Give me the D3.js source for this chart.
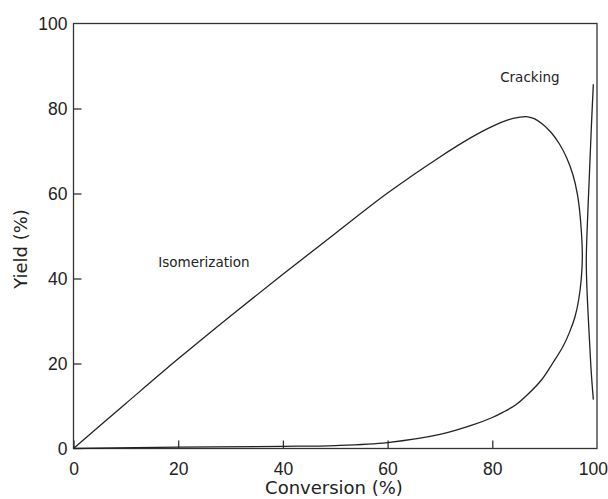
<!DOCTYPE html>
<html>
<head>
<meta charset="utf-8">
<script src="https://cdn.jsdelivr.net/npm/d3@7/dist/d3.min.js"></script>
<style>
  html, body { margin: 0; padding: 0; background: #fff; }
  svg { display: block; font-family: "DejaVu Sans", "Liberation Sans", Arial, sans-serif; }
</style>
</head>
<body>
<svg id="chart" width="608" height="499"></svg>
<script>
// Isomerization loop: conversion (%) and yield (%) along the closed curve,
// out along the upper branch, round the turning point, back along the lower branch.
const loopConversion = [0, 10, 20, 30, 40, 50, 60, 70, 76, 80, 83, 85, 86.5, 88, 89.5, 91.2, 92.8, 94.2, 95.4, 96.3, 96.9, 97.2, 97.0, 96.5, 95.8, 94.8, 93.5, 91.5, 89.5, 87, 84.5, 82, 80, 76.4, 70, 60, 50, 40, 20, 0];
const loopYield      = [0, 10.6, 21.1, 31.2, 41, 50.6, 60.1, 68.6, 73.2, 75.8, 77.3, 77.9, 78.1, 77.6, 76.4, 74.4, 71.7, 68.4, 64.4, 59.5, 53, 45, 40, 35, 31, 27.5, 24, 20, 16.3, 13, 10.3, 8.5, 7.3, 5.6, 3.3, 1.4, 0.7, 0.5, 0.3, 0];

// Cracking branch near full conversion
const crackConversion = [99.3, 98.9, 98.5, 98.1, 97.95, 98.1, 98.5, 98.9, 99.3];
const crackYield      = [85.7, 75, 63, 51, 44, 37, 27, 18, 11.5];

// Axis ticks and labels
const xTicks = [0, 20, 40, 60, 80, 100];
const yTicks = [0, 20, 40, 60, 80, 100];
const curveLabels = [
  { text: "Isomerization", conv: 16.2, yld: 42.8 },
  { text: "Cracking",      conv: 81.5, yld: 86.3 }
];

const svg = d3.select("#chart");
const plotLeft = 73.5, plotRight = 597, plotTop = 23.5, plotBottom = 448.5;

const x = d3.scaleLinear().domain([0, 100]).range([plotLeft, plotRight]);
const y = d3.scaleLinear().domain([0, 100]).range([plotBottom, plotTop]);

const ink = "#222";
const tickFont = 17.5;
const titleFont = 18;

// plot frame
svg.append("rect")
  .attr("x", plotLeft).attr("y", plotTop)
  .attr("width", plotRight - plotLeft).attr("height", plotBottom - plotTop)
  .attr("fill", "none").attr("stroke", "#333").attr("stroke-width", 1.3);

// bottom axis, ticks pointing inward
const gx = svg.append("g")
  .attr("transform", `translate(0,${plotBottom})`)
  .call(d3.axisBottom(x).tickValues(xTicks).tickSize(-8).tickPadding(14).tickFormat(d3.format("d")));
gx.select(".domain").remove();
gx.selectAll("line").attr("stroke", "#333").attr("stroke-width", 1.3);
gx.selectAll("text").attr("fill", ink).attr("font-size", tickFont);
gx.selectAll(".tick").filter(d => d === 100).select("line").remove();
gx.selectAll(".tick").filter(d => d === 100).select("text").attr("text-anchor", "end").attr("x", 10.5);

// left axis, ticks pointing inward
const gy = svg.append("g")
  .attr("transform", `translate(${plotLeft},0)`)
  .call(d3.axisLeft(y).tickValues(yTicks).tickSize(-8).tickPadding(6).tickFormat(d3.format("d")));
gy.select(".domain").remove();
gy.selectAll("line").attr("stroke", "#333").attr("stroke-width", 1.3);
gy.selectAll("text").attr("fill", ink).attr("font-size", tickFont);
gy.selectAll(".tick").filter(d => d === 100 || d === 0).select("line").remove();

// axis titles
svg.append("text")
  .attr("x", 334).attr("y", 494)
  .attr("text-anchor", "middle")
  .attr("font-size", titleFont).attr("fill", ink)
  .text("Conversion (%)");

svg.append("text")
  .attr("transform", "translate(27,249) rotate(-90)")
  .attr("text-anchor", "middle")
  .attr("font-size", titleFont).attr("fill", ink)
  .text("Yield (%)");

// curves
const line = d3.line()
  .x(d => x(d[0]))
  .y(d => y(d[1]))
  .curve(d3.curveCatmullRom.alpha(0.5));

const loopPts = loopConversion.map((c, i) => [c, loopYield[i]]);
const crackPts = crackConversion.map((c, i) => [c, crackYield[i]]);

svg.append("path")
  .datum(loopPts)
  .attr("d", line)
  .attr("fill", "none").attr("stroke", ink).attr("stroke-width", 1.3);

svg.append("path")
  .datum(crackPts)
  .attr("d", line)
  .attr("fill", "none").attr("stroke", ink).attr("stroke-width", 1.3);

// curve labels
svg.selectAll("text.curve-label")
  .data(curveLabels)
  .enter().append("text")
  .attr("class", "curve-label")
  .attr("x", d => x(d.conv))
  .attr("y", d => y(d.yld))
  .attr("font-size", 13.5).attr("fill", ink)
  .text(d => d.text);
</script>
</body>
</html>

##########

» Your objective: Repeat the full listing above exactly, with no pictures in the copy.

» Solved problem:
Give me the D3.js source for this chart.
<!DOCTYPE html>
<html>
<head>
<meta charset="utf-8">
<script src="https://cdn.jsdelivr.net/npm/d3@7/dist/d3.min.js"></script>
<style>
  html, body { margin: 0; padding: 0; background: #fff; }
  svg { display: block; font-family: "DejaVu Sans", "Liberation Sans", Arial, sans-serif; }
</style>
</head>
<body>
<svg id="chart" width="608" height="499"></svg>
<script>
// Isomerization loop: conversion (%) and yield (%) along the closed curve,
// out along the upper branch, round the turning point, back along the lower branch.
const loopConversion = [0, 10, 20, 30, 40, 50, 60, 70, 76, 80, 83, 85, 86.5, 88, 89.5, 91.2, 92.8, 94.2, 95.4, 96.3, 96.9, 97.2, 97.0, 96.5, 95.8, 94.8, 93.5, 91.5, 89.5, 87, 84.5, 82, 80, 76.4, 70, 60, 50, 40, 20, 0];
const loopYield      = [0, 10.6, 21.1, 31.2, 41, 50.6, 60.1, 68.6, 73.2, 75.8, 77.3, 77.9, 78.1, 77.6, 76.4, 74.4, 71.7, 68.4, 64.4, 59.5, 53, 45, 40, 35, 31, 27.5, 24, 20, 16.3, 13, 10.3, 8.5, 7.3, 5.6, 3.3, 1.4, 0.7, 0.5, 0.3, 0];

// Cracking branch near full conversion
const crackConversion = [99.3, 98.9, 98.5, 98.1, 97.95, 98.1, 98.5, 98.9, 99.3];
const crackYield      = [85.7, 75, 63, 51, 44, 37, 27, 18, 11.5];

// Axis ticks and labels
const xTicks = [0, 20, 40, 60, 80, 100];
const yTicks = [0, 20, 40, 60, 80, 100];
const curveLabels = [
  { text: "Isomerization", conv: 16.2, yld: 42.8 },
  { text: "Cracking",      conv: 81.5, yld: 86.3 }
];

const svg = d3.select("#chart");
const plotLeft = 73.5, plotRight = 597, plotTop = 23.5, plotBottom = 448.5;

const x = d3.scaleLinear().domain([0, 100]).range([plotLeft, plotRight]);
const y = d3.scaleLinear().domain([0, 100]).range([plotBottom, plotTop]);

const ink = "#222";
const tickFont = 17.5;
const titleFont = 18;

// plot frame
svg.append("rect")
  .attr("x", plotLeft).attr("y", plotTop)
  .attr("width", plotRight - plotLeft).attr("height", plotBottom - plotTop)
  .attr("fill", "none").attr("stroke", "#333").attr("stroke-width", 1.3);

// bottom axis, ticks pointing inward
const gx = svg.append("g")
  .attr("transform", `translate(0,${plotBottom})`)
  .call(d3.axisBottom(x).tickValues(xTicks).tickSize(-8).tickPadding(14).tickFormat(d3.format("d")));
gx.select(".domain").remove();
gx.selectAll("line").attr("stroke", "#333").attr("stroke-width", 1.3);
gx.selectAll("text").attr("fill", ink).attr("font-size", tickFont);
gx.selectAll(".tick").filter(d => d === 100).select("line").remove();
gx.selectAll(".tick").filter(d => d === 100).select("text").attr("text-anchor", "end").attr("x", 10.5);

// left axis, ticks pointing inward
const gy = svg.append("g")
  .attr("transform", `translate(${plotLeft},0)`)
  .call(d3.axisLeft(y).tickValues(yTicks).tickSize(-8).tickPadding(6).tickFormat(d3.format("d")));
gy.select(".domain").remove();
gy.selectAll("line").attr("stroke", "#333").attr("stroke-width", 1.3);
gy.selectAll("text").attr("fill", ink).attr("font-size", tickFont);
gy.selectAll(".tick").filter(d => d === 100 || d === 0).select("line").remove();

// axis titles
svg.append("text")
  .attr("x", 334).attr("y", 494)
  .attr("text-anchor", "middle")
  .attr("font-size", titleFont).attr("fill", ink)
  .text("Conversion (%)");

svg.append("text")
  .attr("transform", "translate(27,249) rotate(-90)")
  .attr("text-anchor", "middle")
  .attr("font-size", titleFont).attr("fill", ink)
  .text("Yield (%)");

// curves
const line = d3.line()
  .x(d => x(d[0]))
  .y(d => y(d[1]))
  .curve(d3.curveCatmullRom.alpha(0.5));

const loopPts = loopConversion.map((c, i) => [c, loopYield[i]]);
const crackPts = crackConversion.map((c, i) => [c, crackYield[i]]);

svg.append("path")
  .datum(loopPts)
  .attr("d", line)
  .attr("fill", "none").attr("stroke", ink).attr("stroke-width", 1.3);

svg.append("path")
  .datum(crackPts)
  .attr("d", line)
  .attr("fill", "none").attr("stroke", ink).attr("stroke-width", 1.3);

// curve labels
svg.selectAll("text.curve-label")
  .data(curveLabels)
  .enter().append("text")
  .attr("class", "curve-label")
  .attr("x", d => x(d.conv))
  .attr("y", d => y(d.yld))
  .attr("font-size", 13.5).attr("fill", ink)
  .text(d => d.text);
</script>
</body>
</html>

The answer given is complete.